Last Week Live: Celebration, Future Islands and Arbouretum 2640 Space

By Sarah Salovaara | March 10, 2011

Baltimore may be a town with many and varied stages, but 2640 Space is surely its most unique. An affiliate of Red Emma’s — the Mount Vernon bookshop with a Communist motif — and housed in St. John’s Methodist Church, 2640 St. Paul Street seemed a fitting venue to gather and celebrate (or, perhaps for some, worship) an eclectic bill of three local talents.

Headliners Celebration called on Arbouretum and Future Islands to open for them, on the occasion of the release of their latest album, Electric Tarot: Hello Paradise. Concertgoers slowly filed in to the sold-out show, greeted by an alcohol-free bar and clusters of balloons and cotton balls, hanging from the ceiling like clouds against the buttressed ceiling.

Arbouretum was first up, with a short set that still managed to showcase the range of their repertoire.

Through their five LPs, Arbouretum has proven, despite their somewhat standard lineup of guitar/bass/drums/keys, that they can still do much with their garage and folk-rock influenced sound.

Though singer and guitarist David Heumann holds his post to the left of center-staged bassist Corey Allender, his purely old-fashioned vocals and riffs root each tune.

While their music was enjoyable, the band’s energy was somewhat lacking, especially when compared to their stage successors Future Islands.

Future Islands’s front man J. Gerrit Welmers is arguably equal parts method actor and musician. After a brief introduction, remarking how happy he was to open for his friends Celebration, he locked eyes with some distant point and began convulsing. I turned to my friend and wondered aloud if he was feeling okay.

As he began singing in his singular, almost villainous cartoon-like manner, he would alternate between slapping his chest and face to the beat of the bass and synthesizer.

Welmers’ incredibly intense performance, relative to the stoic nature of his bandmates William Cashion and Samuel Herring, was entertaining to the point of being humorous.

The band’s set, however, was the antithesis of laughable and by far the strongest of the night, all bias aside.

The trio played seven songs, including popular ones such as “Inch of Dust,” “Vireo’s Eye” and “Tin Man,” interspersing them with equally strong brand new tunes. For one of the new songs, Welmers brought Celebration’s singer Katrina Ford on stage, their voices mingling with the utmost harmony against the electronic accompaniments.

Future Islands sounds just like they do on their records, if not better, live.

After the second and final change over, belles of the ball Celebration took the stage. They opened with a purely instrumental number, in true psychedelic-blues fashion.

Towards the end, Ford entered with her tambourine and took control of her band for the rest of the set. Drummer David Bergander carefully followed the motions of her wrist as Celebration launched into “Battles,” a personal favorite off the new album.
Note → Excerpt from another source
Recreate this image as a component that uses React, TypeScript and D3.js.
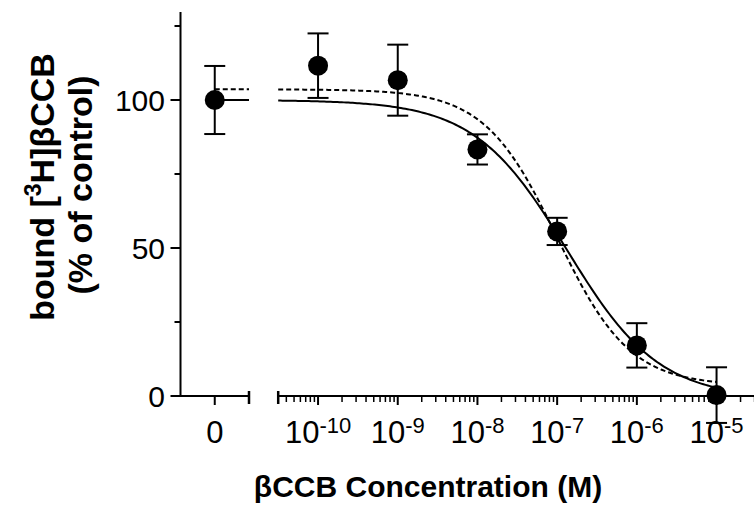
import React from "react";
import * as d3 from "d3";

// ---- data ----
const controlLabel = "0";
const controlMean = [100];
const controlErr = [11.5];
const concentrations = [1e-10, 1e-9, 1e-8, 1e-7, 1e-6, 1e-5];
const boundMean = [111.6, 106.7, 83.3, 55.6, 17.1, 0.3];
const boundErr = [10.9, 12.0, 5.1, 4.6, 7.5, 9.4];
const decadeExponents = [-10, -9, -8, -7, -6, -5];
const yTicks = [0, 25, 50, 75, 100, 125];
const yTickLabels = ["0", "", "50", "", "100", ""];
// fitted sigmoid parameters [top, bottom, logIC50, hill]
const fitSolid = [100, -1, -6.88, 0.75];
const fitDashed = [103.6, 3.5, -7.0, 0.95];

const W = 754;
const H = 507;
const FONT = "'Liberation Sans', Arial, Helvetica, sans-serif";

const yScale = d3.scaleLinear().domain([0, 125]).range([396, 26]);
const xCtrl = d3.scaleLinear().domain([-1, 1]).range([180.5, 249]);
const xLog = d3
  .scaleLog()
  .domain([Math.pow(10, -10.5), Math.pow(10, -4.5)])
  .range([278.2, 756.4]);

function sigmoid(p: number[], logx: number) {
  const [top, bottom, c, h] = p;
  return bottom + (top - bottom) / (1 + Math.pow(10, (logx - c) * h));
}

function curvePath(p: number[]) {
  const pts: [number, number][] = [];
  const n = 200;
  const a = -10.5;
  const b = -5;
  for (let i = 0; i <= n; i++) {
    const lx = a + ((b - a) * i) / n;
    pts.push([xLog(Math.pow(10, lx)), yScale(sigmoid(p, lx))]);
  }
  return d3.line()(pts) || "";
}

export default function App() {
  const axisY = yScale(0);
  const stroke = "#000";
  const minorTicks: number[] = [];
  for (let e = -11; e <= -5; e++) {
    for (let m = 2; m <= 9; m++) {
      const v = m * Math.pow(10, e);
      if (v > Math.pow(10, -10.5) && v < Math.pow(10, -4.5)) minorTicks.push(v);
    }
  }
  const cx0 = xCtrl(0);
  const capW = 10.5;
  const r = 10;

  const errBar = (x: number, m: number, e: number, key: string) => (
    <g key={key} stroke={stroke} strokeWidth={2}>
      <line x1={x} x2={x} y1={yScale(m + e)} y2={yScale(m - e)} />
      <line x1={x - capW} x2={x + capW} y1={yScale(m + e)} y2={yScale(m + e)} />
      <line x1={x - capW} x2={x + capW} y1={yScale(m - e)} y2={yScale(m - e)} />
    </g>
  );

  return (
    <svg
      width={W}
      height={H}
      style={{ position: "absolute", left: 0, top: 0, background: "#fff" }}
      fontFamily={FONT}
    >
      <rect width={W} height={H} fill="#fff" />
      {/* Y axis */}
      <line x1={180.5} x2={180.5} y1={12} y2={axisY + 1} stroke={stroke} strokeWidth={2} />
      {yTicks.map((t, i) => (
        <g key={"yt" + i}>
          <line
            x1={180.5 - (yTickLabels[i] ? 10 : 6)}
            x2={180.5}
            y1={yScale(t)}
            y2={yScale(t)}
            stroke={stroke}
            strokeWidth={2}
          />
          {yTickLabels[i] && (
            <text x={165} y={yScale(t) + 10.7} textAnchor="end" fontSize={30}>
              {yTickLabels[i]}
            </text>
          )}
        </g>
      ))}
      {/* X axis, control segment */}
      <line x1={180.5} x2={249} y1={axisY} y2={axisY} stroke={stroke} strokeWidth={2} />
      <line x1={cx0} x2={cx0} y1={axisY} y2={axisY + 9} stroke={stroke} strokeWidth={2} />
      <line x1={249} x2={249} y1={axisY - 5} y2={axisY + 8} stroke={stroke} strokeWidth={2.5} />
      <text x={cx0} y={443} textAnchor="middle" fontSize={31}>
        {controlLabel}
      </text>
      {/* X axis, log segment */}
      <line x1={xLog.range()[0]} x2={W + 5} y1={axisY} y2={axisY} stroke={stroke} strokeWidth={2} />
      <line
        x1={xLog.range()[0]}
        x2={xLog.range()[0]}
        y1={axisY - 5}
        y2={axisY + 8}
        stroke={stroke}
        strokeWidth={2.5}
      />
      {minorTicks.map((v, i) => (
        <line
          key={"mt" + i}
          x1={xLog(v)}
          x2={xLog(v)}
          y1={axisY}
          y2={axisY + 6}
          stroke={stroke}
          strokeWidth={1.5}
        />
      ))}
      {decadeExponents.map((e) => {
        const x = xLog(Math.pow(10, e));
        return (
          <g key={"dt" + e}>
            <line x1={x} x2={x} y1={axisY} y2={axisY + 9} stroke={stroke} strokeWidth={2} />
            <text x={x} y={443} textAnchor="middle" fontSize={31}>
              10
              <tspan fontSize={22} dy={-10}>
                {String(e)}
              </tspan>
            </text>
          </g>
        );
      })}
      {/* curves */}
      <line
        x1={cx0}
        x2={249}
        y1={yScale(fitSolid[0])}
        y2={yScale(fitSolid[0])}
        stroke={stroke}
        strokeWidth={2}
      />
      <line
        x1={cx0}
        x2={249}
        y1={yScale(fitDashed[0])}
        y2={yScale(fitDashed[0])}
        stroke={stroke}
        strokeWidth={2}
        strokeDasharray="5,3"
      />
      <path d={curvePath(fitSolid)} fill="none" stroke={stroke} strokeWidth={2} />
      <path
        d={curvePath(fitDashed)}
        fill="none"
        stroke={stroke}
        strokeWidth={2}
        strokeDasharray="5,3"
      />
      {/* error bars and points */}
      {errBar(cx0, controlMean[0], controlErr[0], "ec")}
      {concentrations.map((c, i) => errBar(xLog(c), boundMean[i], boundErr[i], "e" + i))}
      <circle cx={cx0} cy={yScale(controlMean[0])} r={r} fill={stroke} />
      {concentrations.map((c, i) => (
        <circle key={"p" + i} cx={xLog(c)} cy={yScale(boundMean[i])} r={r} fill={stroke} />
      ))}
      {/* titles */}
      <text x={428} y={497} textAnchor="middle" fontSize={30} fontWeight="bold">
        βCCB Concentration (M)
      </text>
      <g transform="translate(54,187) rotate(-90)">
        <text x={0} y={0} textAnchor="middle" fontSize={34} fontWeight="bold">
          bound [
          <tspan fontSize={23} dy={-13}>3</tspan>
          <tspan dy={13}>H]βCCB</tspan>
        </text>
      </g>
      <g transform="translate(92,185) rotate(-90)">
        <text x={0} y={0} textAnchor="middle" fontSize={34} fontWeight="bold">
          (% of control)
        </text>
      </g>
    </svg>
  );
}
Ford has a beguiling and incredibly powerful voice that, like Welmers’, astounds a live audience.

If Celebration is more than a modern day soul band — and indeed they are — it can be chalked up to the band’s inventiveness, largely on behalf of multi-instrumentalist Sean Antanaitis.

Antanaitis wields an impressive total of six instruments, one of which appeared to be part-accordion, part-fire starter. (Wikipedia tells me it might be a Guitorgan.)

Celebration’s songs can be long however, without much variation, and after a while one’s back begins to feel the wear of such constant swaying.

All in all, the three bands were very strong and, billed together, provided an enjoyable contrasting of sounds for the evening.

However, if the extreme moshing during Future Islands’s set was any indication, the post-wave trio was the most well-received group of the evening.

Though Celebration was lovely, I would have to agree.